One teacher told detectives that the day before Rogers’ arrest, the teacher was facilitating a group discussion about Gennings’ death with about 40 students, including the 14-year-old suspect, who “reported he had to use the restroom,” the charges say. After being told he had to wait, the 14-year-old was overheard by another staff member rapping about “smoking someone” — street slang for a fatal shooting — and that “snitches get stitches,” charging papers say.
According to the charges, police also talked to an eighth-grader, who went with the 14-year-old to visit a memorial for Gennings and said that the 14-year-old commented, “Sucks he had to die.”
Documents previously released in the case indicate that Rogers and Gennings had been friends, with Rogers even attending a New Year’s Eve party at Gennings’ house.
In addition to allegedly setting Gennings up to be robbed, Rogers is accused of stealing Gennings’ marijuana, wallet, cellphone and car keys and later destroying Gennings’ phone and ditching it in an unidentified “body of water,” the charges say.
Last spring, the father of a now-16-year-old student at Thomas Jefferson High School was granted a protection order barring Rogers from coming within 500 feet of the boy.
A couple of months earlier, Rogers stole the teen’s $700 iPhone, then a week later showed up with a group of friends at a restaurant where the boy was eating and threatened him, court records show.

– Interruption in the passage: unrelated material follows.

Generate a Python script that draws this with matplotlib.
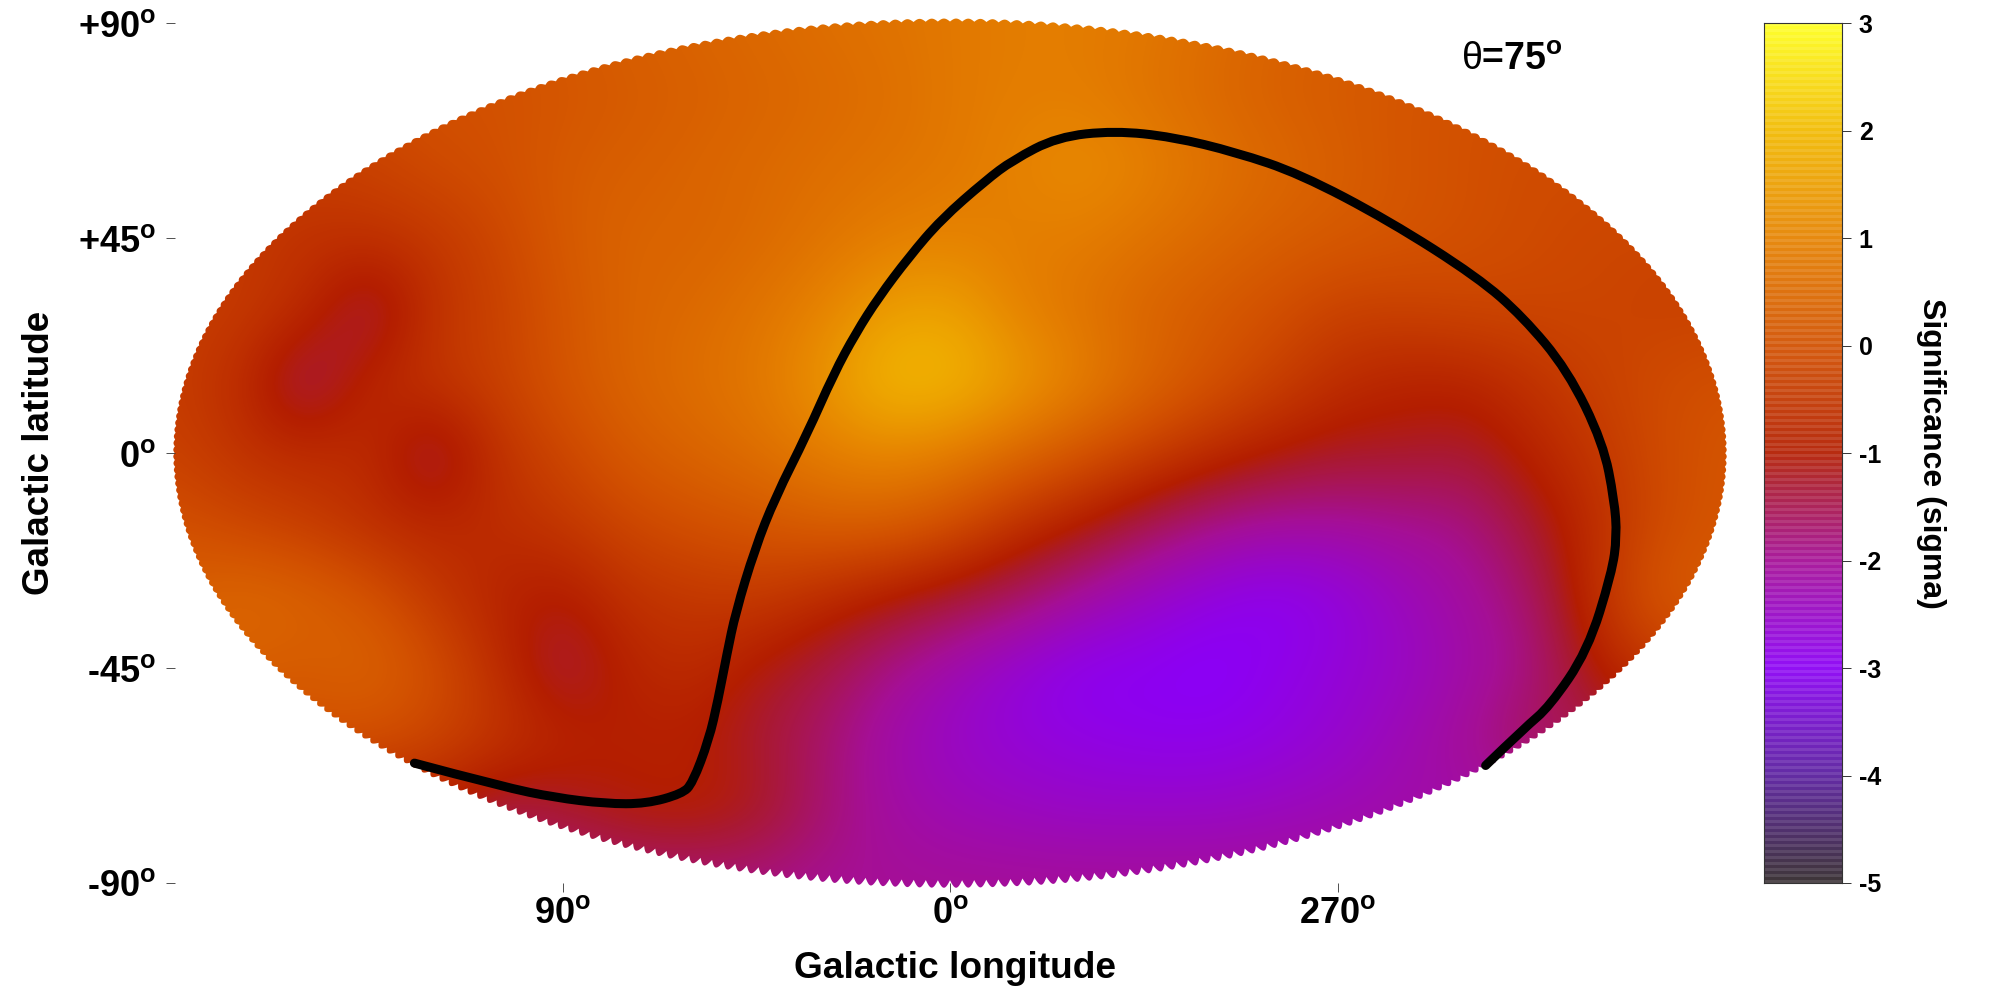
import numpy as np
import matplotlib
matplotlib.use('Agg')
import matplotlib.pyplot as plt
from matplotlib.colors import LinearSegmentedColormap, Normalize
from matplotlib.patches import Polygon, PathPatch
from matplotlib.path import Path

plt.rcParams['font.family'] = ['Liberation Sans', 'DejaVu Sans']
plt.rcParams['font.weight'] = 'bold'
plt.rcParams['axes.unicode_minus'] = False
plt.rcParams['mathtext.fontset'] = 'custom'
plt.rcParams['mathtext.rm'] = 'Liberation Sans:bold'
plt.rcParams['mathtext.it'] = 'Liberation Sans:regular'
plt.rcParams['mathtext.bf'] = 'Liberation Sans:bold'

# significance, rows +90..-90, columns 180..-180 (left to right)
lat_rows = [90, 75, 60, 45, 30, 15, 0, -15, -30, -45, -60, -75, -90]
lon_cols = [180, 165, 150, 135, 120, 105, 90, 75, 60, 45, 30, 15, 0,
            -15, -30, -45, -60, -75, -90, -105, -120, -135, -150, -165, -180]
sig_p90 = [0.0, 0.0, 0.0, 0.0, 0.0, 0.1, 0.2, 0.3, 0.4, 0.5, 0.6, 0.7, 0.8, 0.9, 0.9, 0.8, 0.6, 0.4, 0.3, 0.2, 0.1, 0.0, 0.0, 0.0, 0.0]
sig_p75 = [-0.1, -0.1, -0.1, -0.1, 0.0, 0.0, 0.1, 0.2, 0.3, 0.4, 0.5, 0.6, 0.8, 0.9, 0.9, 0.7, 0.5, 0.3, 0.2, 0.1, 0.0, 0.0, 0.0, 0.0, 0.0]
sig_p60 = [-0.4, -0.4, -0.4, -0.3, -0.1, 0.0, 0.2, 0.3, 0.4, 0.5, 0.6, 0.7, 0.8, 1.0, 1.2, 1.0, 0.7, 0.5, 0.3, 0.1, 0.0, -0.1, -0.1, -0.1, -0.1]
sig_p45 = [-0.5, -0.5, -0.6, -0.6, -0.5, -0.2, 0.2, 0.4, 0.4, 0.5, 0.7, 0.9, 1.0, 0.9, 0.9, 0.7, 0.5, 0.3, 0.2, 0.1, 0.0, -0.1, -0.2, -0.2, -0.2]
sig_p30 = [-0.4, -0.4, -0.7, -1.6, -0.6, -0.3, 0.1, 0.4, 0.5, 0.7, 1.0, 1.5, 1.6, 1.0, 0.7, 0.4, 0.2, 0.0, -0.3, -0.3, -0.2, -0.2, -0.2, -0.3, -0.3]
sig_p15 = [-0.4, -0.7, -1.7, -0.8, -0.5, -0.3, 0.1, 0.4, 0.6, 0.8, 1.3, 2.0, 2.0, 1.5, 1.0, 0.5, 0.1, -0.3, -0.7, -0.9, -0.9, -0.6, -0.3, -0.1, 0.0]
sig_0 = [-0.3, -0.6, -0.7, -0.7, -1.6, -0.6, -0.2, 0.2, 0.4, 0.6, 0.9, 1.1, 0.9, 0.5, 0.1, -0.3, -0.7, -1.0, -1.2, -1.2, -1.3, -0.9, -0.5, -0.1, 0.1]
sig_m15 = [0.0, -0.2, -0.4, -0.7, -0.8, -0.7, -0.5, -0.2, 0.0, 0.1, 0.3, 0.3, 0.0, -0.6, -1.0, -1.5, -1.9, -2.1, -2.1, -2.0, -1.9, -1.3, -0.7, -0.1, 0.1]
sig_m30 = [0.3, 0.5, 0.4, 0.1, -0.5, -0.9, -1.1, -0.6, -0.5, -0.4, -0.7, -1.0, -1.3, -1.6, -2.1, -2.5, -2.8, -3.0, -2.8, -2.4, -2.1, -1.7, -0.6, 0.2, 0.2]
sig_m45 = [0.3, 0.3, 0.2, 0.4, 0.0, -0.7, -1.5, -0.9, -0.7, -1.1, -1.4, -1.9, -2.3, -2.7, -3.0, -3.0, -3.1, -2.9, -2.7, -2.5, -2.2, -1.9, -1.0, -0.4, -0.4]
sig_m60 = [0.0, 0.0, 0.0, 0.0, -0.2, -0.5, -0.8, -1.0, -1.0, -1.3, -1.7, -2.2, -2.5, -2.7, -2.8, -2.9, -2.9, -2.8, -2.6, -2.3, -2.0, -1.5, -1.5, -1.5, -1.5]
sig_m75 = [-1.0, -1.0, -1.0, -1.0, -1.0, -1.5, -1.3, -1.0, -0.9, -1.1, -1.7, -2.1, -2.3, -2.4, -2.5, -2.5, -2.5, -2.4, -2.3, -2.2, -2.2, -2.2, -2.2, -2.2, -2.2]
sig_m90 = [-1.9, -1.9, -1.9, -1.9, -1.9, -1.9, -1.9, -1.9, -1.9, -1.9, -2.0, -2.0, -2.0, -2.0, -2.0, -2.0, -2.0, -2.0, -2.0, -2.0, -2.0, -2.0, -2.0, -2.0, -2.0]

# black curve
curve_lon = [124.4, 103.7, 91.8, 80.0, 70.5, 62.2, 59.8, 56.0, 53.9, 51.8, 49.8, 45.3, 40.6, 33.2, 27.0, 21.9, 16.6, 9.5, 2.1,
             -8.3, -14.5, -24.9, -38.2, -51.8, -66.4, -81.2, -101.9, -122.6, -133.0, -143.4, -151.7, -154.3, -154.9,
             -153.7, -148.1, -139.2, -133.6, -124.4]
curve_lat = [-64.9, -69.9, -72.1, -73.4, -73.4, -71.3, -69.1, -60.0, -51.8, -42.0, -33.4, -20.0, -9.3, 4.0, 16.6, 25.1, 32.6, 41.1, 48.9,
             57.1, 61.3, 66.2, 67.5, 66.2, 63.0, 58.5, 48.7, 36.8, 28.6, 17.4, 2.1, -9.9, -17.4,
             -25.1, -41.4, -53.1, -57.4, -65.4]

lat_ticks = [90, 45, 0, -45, -90]
lat_labels = ['+90', '+45', '0', '-45', '-90']
lon_ticks = [90, 0, -90]
lon_labels = ['90', '0', '270']
cbar_ticks = [3, 2, 1, 0, -1, -2, -3, -4, -5]

cmap_levels = [-5, -4, -3, -2, -1.3, -1, 0, 1, 2, 3]
cmap_colors = ['#32282d', '#5a1ea0', '#8c00f5', '#a50f96', '#aa1932', '#b41e00',
               '#d25000', '#e68200', '#f2b900', '#ffff1e']
vmin, vmax = -5, 3
norm = Normalize(vmin, vmax)
cmap = LinearSegmentedColormap.from_list(
    'sig', [((v - vmin) / (vmax - vmin), c) for v, c in zip(cmap_levels, cmap_colors)], N=512)

W, H = 2000, 1000
fig = plt.figure(figsize=(20, 10), dpi=100)


def px_axes(x0, y0, x1, y1):
    return fig.add_axes([x0 / W, 1 - y1 / H, (x1 - x0) / W, (y1 - y0) / H])


ax = px_axes(175, 23.3, 1725, 883)
sig = np.array([sig_p90, sig_p75, sig_p60, sig_p45, sig_p30, sig_p15, sig_0,
                sig_m15, sig_m30, sig_m45, sig_m60, sig_m75, sig_m90])
dlon = abs(lon_cols[1] - lon_cols[0]) / 2
dlat = abs(lat_rows[1] - lat_rows[0]) / 2
im = ax.imshow(sig, cmap=cmap, norm=norm, aspect='auto', interpolation='bicubic', origin='upper',
               extent=[lon_cols[0] + dlon, lon_cols[-1] - dlon, lat_rows[-1] - dlat, lat_rows[0] + dlat])

# scalloped edge of the sky map (circles in the original)
t = np.linspace(0, 2 * np.pi, 6401)
amp = np.where(np.sin(t) < 0, 1.5 + 6 * np.sin(t) ** 2, 1.5 + 1.5 * np.sin(t) ** 2)
inset = amp * (1 - np.abs(np.sin(200 * t)))
edge_x = 180.4 * (1 - inset / 777) * np.cos(t)
edge_y = 91.0 * (1 - inset / 435) * np.sin(t)
clip = Polygon(np.c_[edge_x, edge_y], closed=True, transform=ax.transData, fc='none', ec='none', clip_on=False)
ax.add_patch(clip)
im.set_clip_path(clip)
im.set_clip_box(fig.bbox)

# rounded through the read points: each one is a quadratic control point
pts = np.c_[curve_lon, curve_lat]
mids = (pts[1:-2] + pts[2:-1]) / 2
verts = [pts[0]]
codes = [Path.MOVETO]
for ctrl, end in zip(pts[1:-2], mids):
    verts += [ctrl, end]
    codes += [Path.CURVE3, Path.CURVE3]
verts += [pts[-2], pts[-1]]
codes += [Path.CURVE3, Path.CURVE3]
ax.add_patch(PathPatch(Path(verts, codes), fc='none', ec='black', lw=6.5, capstyle='round', joinstyle='round'))

ax.set_xlim(180, -180)
ax.set_ylim(-90, 90)
for s in ax.spines.values():
    s.set_visible(False)
ax.set_xticks(lon_ticks)
ax.set_xticklabels([l + r'$^{\mathrm{o}}$' for l in lon_labels])
ax.set_yticks(lat_ticks)
ax.set_yticklabels([l + r'$^{\mathrm{o}}$' for l in lat_labels])
ax.tick_params(axis='both', length=6.5, width=0.6, labelsize=26, color='#333333')
ax.tick_params(axis='y', pad=7)
ax.tick_params(axis='x', pad=3)

fig.text(955 / W, 1 - 969 / H, 'Galactic longitude', ha='center', va='center', fontsize=26.7)
fig.text(40 / W, 1 - 453 / H, 'Galactic latitude', ha='center', va='center', rotation=90, fontsize=26.5)
fig.text(1512 / W, 1 - 60 / H, r'$\theta$=75$^{\mathrm{o}}$', ha='center', va='center', fontsize=27)

# colour bar, with the faint stripes of the original
cax = px_axes(1764, 23.3, 1841.5, 883)
levels = np.linspace(vmax, vmin, 287)
alpha = np.where(np.arange(len(levels)) % 2 == 0, 0.84, 0.94)
cax.imshow(levels[:, None], cmap=cmap, norm=norm, aspect='auto', alpha=alpha[:, None],
           interpolation='nearest', extent=[0, 1, vmin, vmax])
cax.set_xticks([])
cax.yaxis.tick_right()
cax.set_yticks(cbar_ticks)
cax.tick_params(axis='y', length=6.5, width=0.7, labelsize=18, pad=6, color='#333333')
for s in cax.spines.values():
    s.set_linewidth(0.8)
    s.set_color('#333333')
fig.text(1931 / W, 1 - 453 / H, 'Significance (sigma)', ha='center', va='center', rotation=270, fontsize=23)

fig.savefig('out.png', dpi=100)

Rogers threatened to beat and shoot the teen and his father and had others make additional threats through emails and phone calls, according to the father’s petition for protection.
In May, Rogers attempted to steal a man’s backpack through the open window of a car at the same Taco Bell restaurant where Gennings was killed, according to court records. The man was inside the car with the bag at his feet and when he fought back, Rogers punched him in the face before the car’s driver sped off, the records say.
The victim in that case later told police “he had initially been reluctant to report the matter due to Rogers’ young age” but decided to do so “after learning from other teenagers that Rogers had reportedly been involved in similar robberies in the same neighborhood,” say the court records.
Also in May, Rogers was involved in robbing a middle-school student and her 17-year-old cousin of candy, a cellphone, a wallet and bank cards, then following the girls home and making various threats to beat them up and shoot up their house, court records say.
Those cases were resolved in January when Rogers pleaded guilty to attempted robbery and assault charges and entered into a deferred disposition.
Juveniles granted deferred dispositions can see their convictions vacated and charges dismissed if they abide by conditions set by a judge and stay out of legal trouble for one year.